## PROVIDED MATERIAL:
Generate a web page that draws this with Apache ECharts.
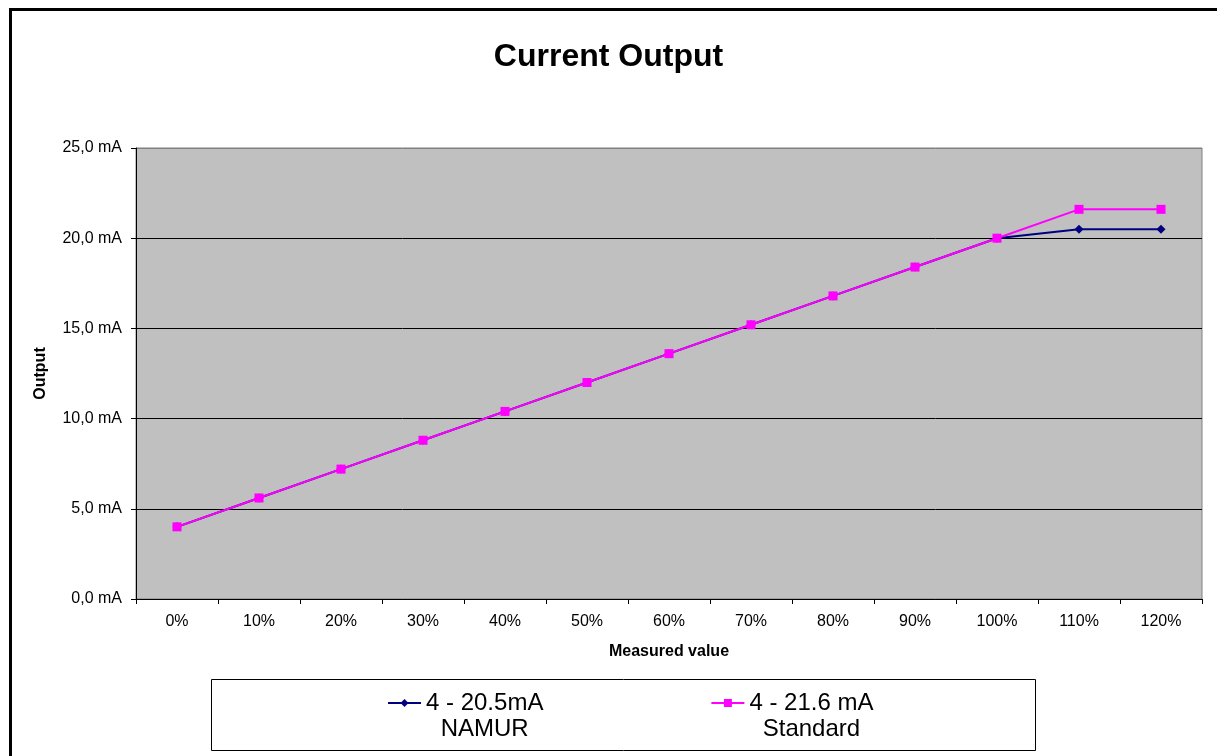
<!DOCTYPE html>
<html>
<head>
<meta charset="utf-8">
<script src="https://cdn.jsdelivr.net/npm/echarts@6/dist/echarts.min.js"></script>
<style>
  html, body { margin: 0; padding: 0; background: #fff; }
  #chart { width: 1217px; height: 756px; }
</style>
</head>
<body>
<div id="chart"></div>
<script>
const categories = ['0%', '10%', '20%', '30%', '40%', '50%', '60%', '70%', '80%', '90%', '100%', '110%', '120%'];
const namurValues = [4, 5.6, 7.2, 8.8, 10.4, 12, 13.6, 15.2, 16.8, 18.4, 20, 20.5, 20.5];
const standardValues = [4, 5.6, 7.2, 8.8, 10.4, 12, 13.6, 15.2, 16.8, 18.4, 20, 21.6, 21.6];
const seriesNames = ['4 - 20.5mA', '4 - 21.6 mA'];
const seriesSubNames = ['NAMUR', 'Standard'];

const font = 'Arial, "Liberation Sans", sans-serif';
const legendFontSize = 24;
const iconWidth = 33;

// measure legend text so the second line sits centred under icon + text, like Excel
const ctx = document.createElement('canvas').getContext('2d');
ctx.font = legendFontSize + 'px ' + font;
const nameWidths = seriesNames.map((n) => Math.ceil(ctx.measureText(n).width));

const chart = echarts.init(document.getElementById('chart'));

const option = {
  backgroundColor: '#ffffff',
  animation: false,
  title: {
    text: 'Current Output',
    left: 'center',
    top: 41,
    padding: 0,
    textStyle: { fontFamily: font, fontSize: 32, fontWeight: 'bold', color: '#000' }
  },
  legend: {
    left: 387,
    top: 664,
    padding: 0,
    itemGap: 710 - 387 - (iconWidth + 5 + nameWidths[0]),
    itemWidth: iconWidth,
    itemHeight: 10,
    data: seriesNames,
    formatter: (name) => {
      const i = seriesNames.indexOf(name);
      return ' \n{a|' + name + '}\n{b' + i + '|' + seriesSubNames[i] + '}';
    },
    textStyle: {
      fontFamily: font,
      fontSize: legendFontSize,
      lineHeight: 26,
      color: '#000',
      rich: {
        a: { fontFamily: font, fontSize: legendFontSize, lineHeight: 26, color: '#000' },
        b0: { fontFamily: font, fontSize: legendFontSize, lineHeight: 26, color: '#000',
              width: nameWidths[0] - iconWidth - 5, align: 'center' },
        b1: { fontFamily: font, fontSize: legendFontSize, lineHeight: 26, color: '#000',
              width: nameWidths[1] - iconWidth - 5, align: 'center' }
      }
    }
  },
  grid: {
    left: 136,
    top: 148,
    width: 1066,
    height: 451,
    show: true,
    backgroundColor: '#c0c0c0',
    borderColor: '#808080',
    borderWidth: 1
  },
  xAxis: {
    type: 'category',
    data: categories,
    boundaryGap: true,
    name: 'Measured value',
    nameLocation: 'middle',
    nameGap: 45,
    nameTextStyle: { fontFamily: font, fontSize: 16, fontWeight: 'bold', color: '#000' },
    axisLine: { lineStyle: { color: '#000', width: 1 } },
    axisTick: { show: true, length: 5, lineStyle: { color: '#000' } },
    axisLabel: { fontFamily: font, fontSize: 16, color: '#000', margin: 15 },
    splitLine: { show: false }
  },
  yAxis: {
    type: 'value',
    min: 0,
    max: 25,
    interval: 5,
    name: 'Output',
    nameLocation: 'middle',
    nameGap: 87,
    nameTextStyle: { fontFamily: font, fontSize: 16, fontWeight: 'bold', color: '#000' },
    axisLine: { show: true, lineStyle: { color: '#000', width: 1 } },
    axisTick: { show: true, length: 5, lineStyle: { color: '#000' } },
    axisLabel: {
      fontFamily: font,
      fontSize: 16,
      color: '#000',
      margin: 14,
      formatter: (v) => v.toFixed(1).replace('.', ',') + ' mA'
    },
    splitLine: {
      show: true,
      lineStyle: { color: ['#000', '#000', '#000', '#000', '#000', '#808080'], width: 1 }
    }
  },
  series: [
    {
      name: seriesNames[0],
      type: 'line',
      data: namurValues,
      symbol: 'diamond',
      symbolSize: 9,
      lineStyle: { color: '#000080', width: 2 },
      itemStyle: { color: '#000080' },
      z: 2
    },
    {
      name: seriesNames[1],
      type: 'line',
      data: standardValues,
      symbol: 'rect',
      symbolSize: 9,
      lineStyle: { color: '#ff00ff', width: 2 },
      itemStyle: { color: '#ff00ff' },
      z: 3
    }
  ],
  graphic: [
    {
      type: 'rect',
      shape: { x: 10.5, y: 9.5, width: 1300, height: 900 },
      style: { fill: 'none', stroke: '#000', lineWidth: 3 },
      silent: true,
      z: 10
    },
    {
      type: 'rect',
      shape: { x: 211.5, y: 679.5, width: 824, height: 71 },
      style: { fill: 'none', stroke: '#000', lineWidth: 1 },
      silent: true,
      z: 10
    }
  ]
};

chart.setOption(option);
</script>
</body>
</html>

## WHAT IS REQUIRED:
Repeat the material above word for word and skip every image in it.

## WRITTEN REPLY:
Generate a web page that draws this with Apache ECharts.
<!DOCTYPE html>
<html>
<head>
<meta charset="utf-8">
<script src="https://cdn.jsdelivr.net/npm/echarts@6/dist/echarts.min.js"></script>
<style>
  html, body { margin: 0; padding: 0; background: #fff; }
  #chart { width: 1217px; height: 756px; }
</style>
</head>
<body>
<div id="chart"></div>
<script>
const categories = ['0%', '10%', '20%', '30%', '40%', '50%', '60%', '70%', '80%', '90%', '100%', '110%', '120%'];
const namurValues = [4, 5.6, 7.2, 8.8, 10.4, 12, 13.6, 15.2, 16.8, 18.4, 20, 20.5, 20.5];
const standardValues = [4, 5.6, 7.2, 8.8, 10.4, 12, 13.6, 15.2, 16.8, 18.4, 20, 21.6, 21.6];
const seriesNames = ['4 - 20.5mA', '4 - 21.6 mA'];
const seriesSubNames = ['NAMUR', 'Standard'];

const font = 'Arial, "Liberation Sans", sans-serif';
const legendFontSize = 24;
const iconWidth = 33;

// measure legend text so the second line sits centred under icon + text, like Excel
const ctx = document.createElement('canvas').getContext('2d');
ctx.font = legendFontSize + 'px ' + font;
const nameWidths = seriesNames.map((n) => Math.ceil(ctx.measureText(n).width));

const chart = echarts.init(document.getElementById('chart'));

const option = {
  backgroundColor: '#ffffff',
  animation: false,
  title: {
    text: 'Current Output',
    left: 'center',
    top: 41,
    padding: 0,
    textStyle: { fontFamily: font, fontSize: 32, fontWeight: 'bold', color: '#000' }
  },
  legend: {
    left: 387,
    top: 664,
    padding: 0,
    itemGap: 710 - 387 - (iconWidth + 5 + nameWidths[0]),
    itemWidth: iconWidth,
    itemHeight: 10,
    data: seriesNames,
    formatter: (name) => {
      const i = seriesNames.indexOf(name);
      return ' \n{a|' + name + '}\n{b' + i + '|' + seriesSubNames[i] + '}';
    },
    textStyle: {
      fontFamily: font,
      fontSize: legendFontSize,
      lineHeight: 26,
      color: '#000',
      rich: {
        a: { fontFamily: font, fontSize: legendFontSize, lineHeight: 26, color: '#000' },
        b0: { fontFamily: font, fontSize: legendFontSize, lineHeight: 26, color: '#000',
              width: nameWidths[0] - iconWidth - 5, align: 'center' },
        b1: { fontFamily: font, fontSize: legendFontSize, lineHeight: 26, color: '#000',
              width: nameWidths[1] - iconWidth - 5, align: 'center' }
      }
    }
  },
  grid: {
    left: 136,
    top: 148,
    width: 1066,
    height: 451,
    show: true,
    backgroundColor: '#c0c0c0',
    borderColor: '#808080',
    borderWidth: 1
  },
  xAxis: {
    type: 'category',
    data: categories,
    boundaryGap: true,
    name: 'Measured value',
    nameLocation: 'middle',
    nameGap: 45,
    nameTextStyle: { fontFamily: font, fontSize: 16, fontWeight: 'bold', color: '#000' },
    axisLine: { lineStyle: { color: '#000', width: 1 } },
    axisTick: { show: true, length: 5, lineStyle: { color: '#000' } },
    axisLabel: { fontFamily: font, fontSize: 16, color: '#000', margin: 15 },
    splitLine: { show: false }
  },
  yAxis: {
    type: 'value',
    min: 0,
    max: 25,
    interval: 5,
    name: 'Output',
    nameLocation: 'middle',
    nameGap: 87,
    nameTextStyle: { fontFamily: font, fontSize: 16, fontWeight: 'bold', color: '#000' },
    axisLine: { show: true, lineStyle: { color: '#000', width: 1 } },
    axisTick: { show: true, length: 5, lineStyle: { color: '#000' } },
    axisLabel: {
      fontFamily: font,
      fontSize: 16,
      color: '#000',
      margin: 14,
      formatter: (v) => v.toFixed(1).replace('.', ',') + ' mA'
    },
    splitLine: {
      show: true,
      lineStyle: { color: ['#000', '#000', '#000', '#000', '#000', '#808080'], width: 1 }
    }
  },
  series: [
    {
      name: seriesNames[0],
      type: 'line',
      data: namurValues,
      symbol: 'diamond',
      symbolSize: 9,
      lineStyle: { color: '#000080', width: 2 },
      itemStyle: { color: '#000080' },
      z: 2
    },
    {
      name: seriesNames[1],
      type: 'line',
      data: standardValues,
      symbol: 'rect',
      symbolSize: 9,
      lineStyle: { color: '#ff00ff', width: 2 },
      itemStyle: { color: '#ff00ff' },
      z: 3
    }
  ],
  graphic: [
    {
      type: 'rect',
      shape: { x: 10.5, y: 9.5, width: 1300, height: 900 },
      style: { fill: 'none', stroke: '#000', lineWidth: 3 },
      silent: true,
      z: 10
    },
    {
      type: 'rect',
      shape: { x: 211.5, y: 679.5, width: 824, height: 71 },
      style: { fill: 'none', stroke: '#000', lineWidth: 1 },
      silent: true,
      z: 10
    }
  ]
};

chart.setOption(option);
</script>
</body>
</html>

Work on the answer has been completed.